In preparation to write about costs, I did go through a few "exercises" of accounting. I even started to write a blog entry entitled: Responsible Dog breeders- Simulating the Economy, but never finished it (it is still a draft in my folder) I have been tracking the health testing costs, feeding costs and the cost of breeding a well bred bitch to a well bred stud dog. Again, I started writing an article entitled: But I don't want a SHOW puppy: and other reactions to the price of a well bred puppy. Yup- it is still in draft form too. Seeing this article about the Tibetan Mastiff certainly makes me think about the cost of dogs and makes me feel I need to finalize those draft articles.

To help me to organize my thoughts- I am going to attempt to do a poll on this blog. Seeing your answers will help me think of other questions, and look for other answers. Soooooo................ please help me out by answering the polls I am going to attempt. Thanks.

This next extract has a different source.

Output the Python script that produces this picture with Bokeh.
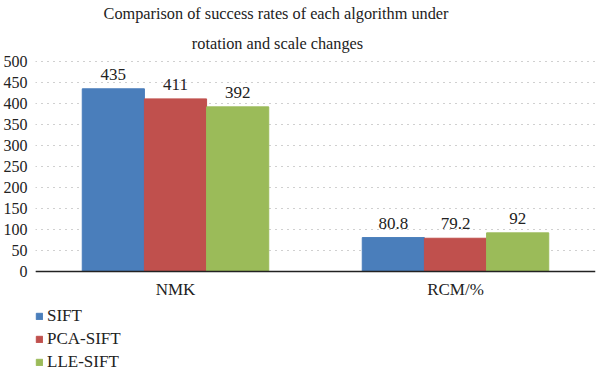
from bokeh.plotting import figure
from bokeh.models import (ColumnDataSource, FactorRange, Range1d, Legend, LegendItem,
                          LabelSet, Label, FixedTicker, Span)
from bokeh.transform import dodge
from bokeh.embed import file_html
from bokeh.resources import INLINE

categories = ["NMK", "RCM/%"]
series = ["SIFT", "PCA-SIFT", "LLE-SIFT"]
sift = [435, 80.8]
pca_sift = [411, 79.2]
lle_sift = [392, 92]
y_ticks = [0, 50, 100, 150, 200, 250, 300, 350, 400, 450, 500]
colors = ["#4a7ebb", "#c0504d", "#9bbb59"]
title_lines = ["Comparison of success rates of each algorithm under",
               "rotation and scale changes"]

FONT = "Liberation Serif"
TXT = "#222222"

src = ColumnDataSource(data=dict(
    cat=categories,
    zero=[0] * len(categories),
    SIFT=sift,
    PCA=pca_sift,
    LLE=lle_sift,
    SIFT_t=[str(v) for v in sift],
    PCA_t=[str(v) for v in pca_sift],
    LLE_t=[str(v) for v in lle_sift],
))

# the frame fills the full height; value 500 sits 61px from the top, 0 sits 271px from the top
FRAME_H = 377
TOP_PX, ZERO_PX = 61, 271
units_per_px = 500 / (ZERO_PX - TOP_PX)
y_end = 500 + TOP_PX * units_per_px
y_start = -(FRAME_H - ZERO_PX) * units_per_px

p = figure(x_range=FactorRange(*categories, range_padding=0), y_range=Range1d(y_start, y_end),
           frame_width=560, frame_height=FRAME_H, output_backend="svg", toolbar_location=None,
           min_border_top=0, min_border_right=6, min_border_left=34, min_border_bottom=0)
p.outline_line_color = None
p.title = None

w = 0.222
cols = ["SIFT", "PCA", "LLE"]
offs = [-w, 0, w]
renderers = []
for c, o, col in zip(cols, offs, colors):
    r = p.vbar(x=dodge("cat", o, range=p.x_range), top=c, width=w, source=src,
               fill_color=col, line_color=col)
    renderers.append(r)
    p.add_layout(LabelSet(x=dodge("cat", o, range=p.x_range), y=c, text=c + "_t", source=src,
                          text_align="center", text_baseline="alphabetic", y_offset=9,
                          text_font=FONT, text_font_size="17px", text_color=TXT))

# category axis drawn at value 0
p.xaxis.visible = False
p.add_layout(Span(location=0, dimension="width", line_color=TXT, line_width=1.5))
p.add_layout(LabelSet(x="cat", y="zero", text="cat", source=src, text_align="center",
                      text_baseline="alphabetic", y_offset=-23,
                      text_font=FONT, text_font_size="17px", text_color=TXT))

# value axis
p.yaxis.ticker = FixedTicker(ticks=y_ticks)
p.yaxis.axis_line_color = None
p.yaxis.major_tick_line_color = None
p.yaxis.minor_tick_line_color = None
p.yaxis.major_label_text_font = FONT
p.yaxis.major_label_text_font_size = "16px"
p.yaxis.major_label_text_color = TXT
p.yaxis.major_label_standoff = 2

p.xgrid.grid_line_color = None
p.ygrid.ticker = FixedTicker(ticks=y_ticks)
p.ygrid.grid_line_color = "#a0a0a0"
p.ygrid.grid_line_dash = "1 5"
p.ygrid.grid_line_width = 1

# two-line title, placed in screen units from the frame's bottom-left corner
for txt, xs, ys in zip(title_lines, [240.5, 242], [FRAME_H - 13, FRAME_H - 43]):
    p.add_layout(Label(x=xs, y=ys, x_units="screen", y_units="screen", text=txt,
                       text_align="center", text_baseline="alphabetic",
                       text_font=FONT, text_font_size="16.3px", text_color=TXT))

legend = Legend(items=[LegendItem(label=s, renderers=[r]) for s, r in zip(series, renderers)],
                orientation="vertical", location=(0, 5),
                label_text_font=FONT, label_text_font_size="17px", label_text_color=TXT,
                glyph_width=8, glyph_height=8, label_height=20, spacing=3,
                padding=0, margin=0, label_standoff=4,
                border_line_color=None, background_fill_alpha=0)
p.add_layout(legend, "center")

open("out.html", "w").write(file_html(p, INLINE))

Safety Tip: Good Fences Make Good Neighbors

What is the purpose of a fence? It may seem like a silly question, but when you think about it, the answers do vary- so it is not that silly of a question. One of the first questions a breeder may ask of a prospective home is, “do you have a fenced yard?” If the answer is, “Yes” then a follow up question of, “what type of a fence is it?” needs to be asked- why? Because the answer to that question gets at the true nature of the purpose of the fence.

Fences that surround pools for example are there to provide the pool owner with “liability insurance” – to keep children and animals from “accidently falling in”. Some fences are decorative in nature. Some fences are for privacy so that your neighbors can’t see directly into your living space. Some fences are to protect the neighborhood children-outside the fence- from a large dog which is inside the fence. In the case of sheltie breeders, we want fences that will protect the dog-inside the fence- from the large dogs (and children) that are outside the fence. I consider fences to be a protection of my family member- a kind of “dog insurance”.

I am not a fan of Invisible fences. They do not serve to protect the dog within the fenced area from dangers that may come into the yard. I personally know of 5 people whose SHELTIES were KILLED by attacking dogs. Additionally, one dog that I bred and sold to a pet home was attacked by a large dog. This sheltie survived, but did have extensive damage. It happens a lot. I don’t know what it is about shelties, but they seem to wear a sign that says, “bite me”. I wouldn’t be surprised to have many of you leave comments saying things like, “yeah- a (such and such dog) attacked my sheltie while we were at the (park, agility trial, walking in the neighborhood….)”. Home associations might like invisible fences, but I don’t. They do not protect the dogs within their boundaries.

In my opinion, if the purpose of the fence is to enclose a dog, it must be an actual physical barrier. If it is not, then other dogs (or kids) can enter your yard and cause harm to your dog. This physical barrier must also reach the ground. There should not be spaces where a dog could squeeze out. Dogs can squeeze out of very small spaces.

I don’t always require prospective buyers to have fences. I often feel that people who get young puppies can teach the puppies boundaries, but be forewarned, when someone says to me, “I am always with them when they are outside”- just remember that just because you are out with them, it may not be enough to protect them. It does no good to see them get hit by the car. If you get a dog and you don’t have a fenced yard, you have to work doubly hard to help your dog understand boundaries, and this means that yes, they will test those boundaries, just to make sure you mean it. Hopefully, this will happen in your presence, and at a time when no car is coming, or big dog is chasing. If you do have an invisible fence, you should also never let your dog out unsupervised. It is just too dangerous for your dog.